### SOURCE MATERIAL

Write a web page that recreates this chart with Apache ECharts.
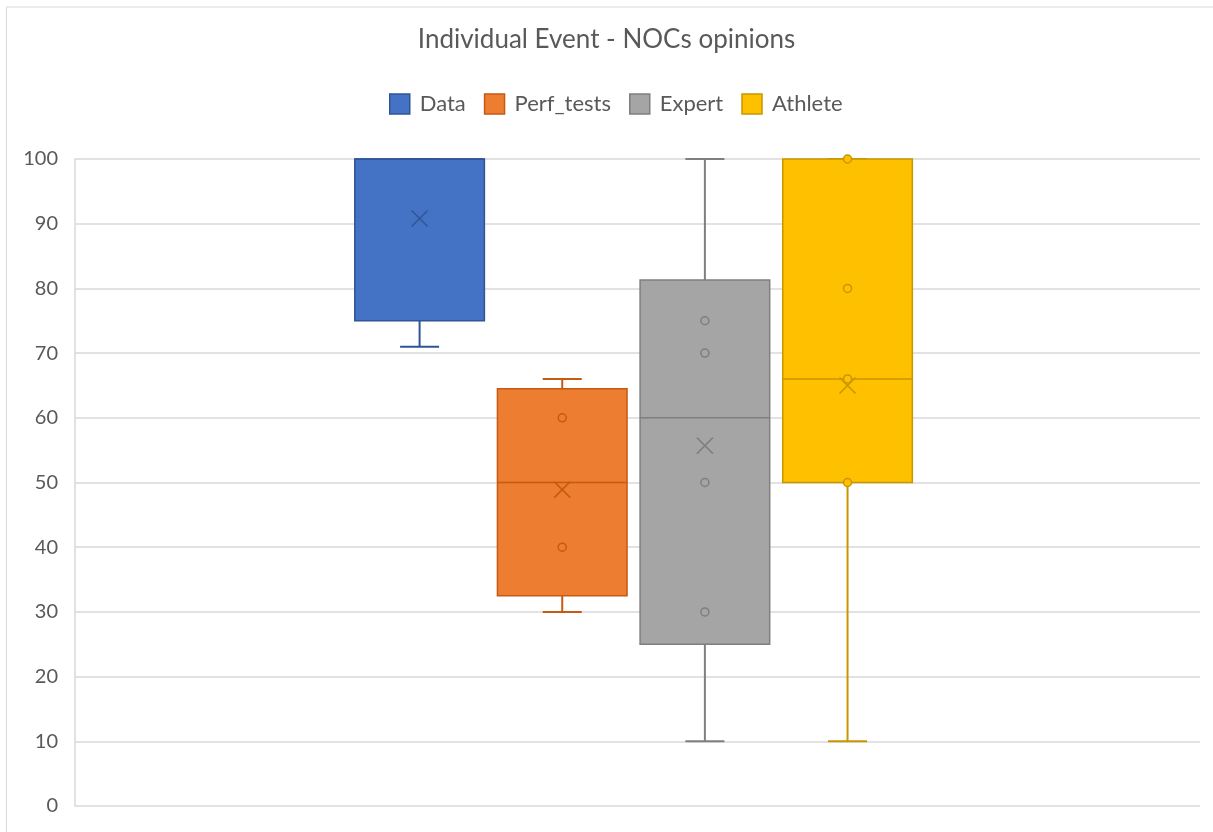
<!DOCTYPE html>
<html>
<head>
<meta charset="utf-8">
<script src="https://cdn.jsdelivr.net/npm/echarts@6/dist/echarts.min.js"></script>
<style>html,body{margin:0;padding:0;background:#fff}#c{width:1213px;height:832px}</style>
</head>
<body>
<div id="c"></div>
<script>
var categories = ['Data', 'Perf_tests', 'Expert', 'Athlete'];
var minVals = [71, 30, 10, 10];
var q1Vals = [75, 32.5, 25, 50];
var medianVals = [100, 50, 60, 66];
var q3Vals = [100, 64.5, 81.3, 100];
var maxVals = [100, 66, 100, 100];
var meanVals = [90.8, 48.9, 55.7, 65];
var innerPoints = [[], [40, 60], [30, 50, 70, 75], [50, 66, 80, 100]];
var yTicks = [0, 10, 20, 30, 40, 50, 60, 70, 80, 90, 100];

var fillColors = ['#4472C4', '#ED7D31', '#A5A5A5', '#FFC000'];
var strokeColors = ['#2F5597', '#C55A11', '#7F7F7F', '#C89600'];

var FONT = 'Lato';

function makeRender(idx) {
  return function (params, api) {
    var bw = api.size([1, 0])[0];
    var base = api.coord([0, 0]);
    var spacing = bw * 0.1268;
    var boxW = bw * 0.1152;
    var cx = base[0] - bw * 0.0035 + (idx - 1.5) * spacing;
    function y(v) { return api.coord([0, v])[1]; }
    var vMin = api.value(1), vQ1 = api.value(2), vMed = api.value(3), vQ3 = api.value(4), vMax = api.value(5), vMean = api.value(6);
    var stroke = strokeColors[idx];
    var fill = fillColors[idx];
    var capHalf = 19.5;
    var children = [];
    children.push({ type: 'line', shape: { x1: cx, y1: y(vQ3), x2: cx, y2: y(vMax) }, style: { stroke: stroke, lineWidth: 2 } });
    children.push({ type: 'line', shape: { x1: cx, y1: y(vQ1), x2: cx, y2: y(vMin) }, style: { stroke: stroke, lineWidth: 2 } });
    children.push({ type: 'line', shape: { x1: cx - capHalf, y1: y(vMax), x2: cx + capHalf, y2: y(vMax) }, style: { stroke: stroke, lineWidth: 2 } });
    children.push({ type: 'line', shape: { x1: cx - capHalf, y1: y(vMin), x2: cx + capHalf, y2: y(vMin) }, style: { stroke: stroke, lineWidth: 2 } });
    var top = y(vQ3), bot = y(vQ1);
    children.push({ type: 'rect', shape: { x: cx - boxW / 2, y: top, width: boxW, height: bot - top }, style: { fill: fill, stroke: stroke, lineWidth: 1.5 } });
    children.push({ type: 'line', shape: { x1: cx - boxW / 2, y1: y(vMed), x2: cx + boxW / 2, y2: y(vMed) }, style: { stroke: stroke, lineWidth: 1.5 } });
    var pts = innerPoints[idx];
    for (var k = 0; k < pts.length; k++) {
      children.push({ type: 'circle', shape: { cx: cx, cy: y(pts[k]), r: 4 }, style: { fill: fill, stroke: stroke, lineWidth: 1.5 } });
    }
    var my = y(vMean), h = 8;
    children.push({ type: 'line', shape: { x1: cx - h, y1: my - h, x2: cx + h, y2: my + h }, style: { stroke: stroke, lineWidth: 1.5 } });
    children.push({ type: 'line', shape: { x1: cx - h, y1: my + h, x2: cx + h, y2: my - h }, style: { stroke: stroke, lineWidth: 1.5 } });
    return { type: 'group', children: children };
  };
}

var series = categories.map(function (name, i) {
  return {
    name: name,
    type: 'custom',
    renderItem: makeRender(i),
    itemStyle: { color: fillColors[i], borderColor: strokeColors[i], borderWidth: 1.5 },
    encode: { x: 0, y: [1, 2, 3, 4, 5, 6] },
    data: [[0, minVals[i], q1Vals[i], medianVals[i], q3Vals[i], maxVals[i], meanVals[i]]],
    silent: true
  };
});

var chart = echarts.init(document.getElementById('c'), null, { renderer: 'canvas' });
chart.setOption({
  animation: false,
  backgroundColor: '#ffffff',
  textStyle: { fontFamily: FONT },
  title: {
    text: 'Individual Event - NOCs opinions',
    left: 'center',
    top: 22,
    textStyle: { fontFamily: FONT, fontSize: 26, fontWeight: 'normal', color: '#595959' }
  },
  legend: {
    data: categories,
    left: 389,
    top: 93,
    padding: 0,
    icon: 'rect',
    itemWidth: 20,
    itemHeight: 20,
    itemGap: 18,
    textStyle: { fontFamily: FONT, fontSize: 22, color: '#595959', padding: [0, 0, 0, 5] },
    itemStyle: { borderWidth: 1.5, borderColor: 'inherit' }
  },
  grid: { left: 75, right: 13, top: 159, bottom: 26, containLabel: false },
  xAxis: {
    type: 'category',
    data: [''],
    axisLine: { show: false },
    axisTick: { show: false },
    axisLabel: { show: false },
    splitLine: { show: false }
  },
  yAxis: {
    type: 'value',
    min: yTicks[0],
    max: yTicks[yTicks.length - 1],
    interval: 10,
    axisLine: { show: true, lineStyle: { color: '#d9d9d9', width: 1.5 } },
    axisTick: { show: false },
    axisLabel: { fontFamily: FONT, fontSize: 20, color: '#595959', margin: 17 },
    splitLine: { show: true, lineStyle: { color: '#d9d9d9', width: 1.5 } }
  },
  graphic: [{
    type: 'rect',
    shape: { x: 6.5, y: 7, width: 1400, height: 1000 },
    style: { fill: 'none', stroke: '#d9d9d9', lineWidth: 1 },
    silent: true,
    z: -10
  }],
  series: series
});
</script>
</body>
</html>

######

## DIRECTIONS FOR THIS TASK
Skip the pictures and restate exactly the lines from the beginning of the listing to the line with "var FONT = 'Lato';", that line included.

## WRITTEN REPLY
Write a web page that recreates this chart with Apache ECharts.
<!DOCTYPE html>
<html>
<head>
<meta charset="utf-8">
<script src="https://cdn.jsdelivr.net/npm/echarts@6/dist/echarts.min.js"></script>
<style>html,body{margin:0;padding:0;background:#fff}#c{width:1213px;height:832px}</style>
</head>
<body>
<div id="c"></div>
<script>
var categories = ['Data', 'Perf_tests', 'Expert', 'Athlete'];
var minVals = [71, 30, 10, 10];
var q1Vals = [75, 32.5, 25, 50];
var medianVals = [100, 50, 60, 66];
var q3Vals = [100, 64.5, 81.3, 100];
var maxVals = [100, 66, 100, 100];
var meanVals = [90.8, 48.9, 55.7, 65];
var innerPoints = [[], [40, 60], [30, 50, 70, 75], [50, 66, 80, 100]];
var yTicks = [0, 10, 20, 30, 40, 50, 60, 70, 80, 90, 100];

var fillColors = ['#4472C4', '#ED7D31', '#A5A5A5', '#FFC000'];
var strokeColors = ['#2F5597', '#C55A11', '#7F7F7F', '#C89600'];

var FONT = 'Lato';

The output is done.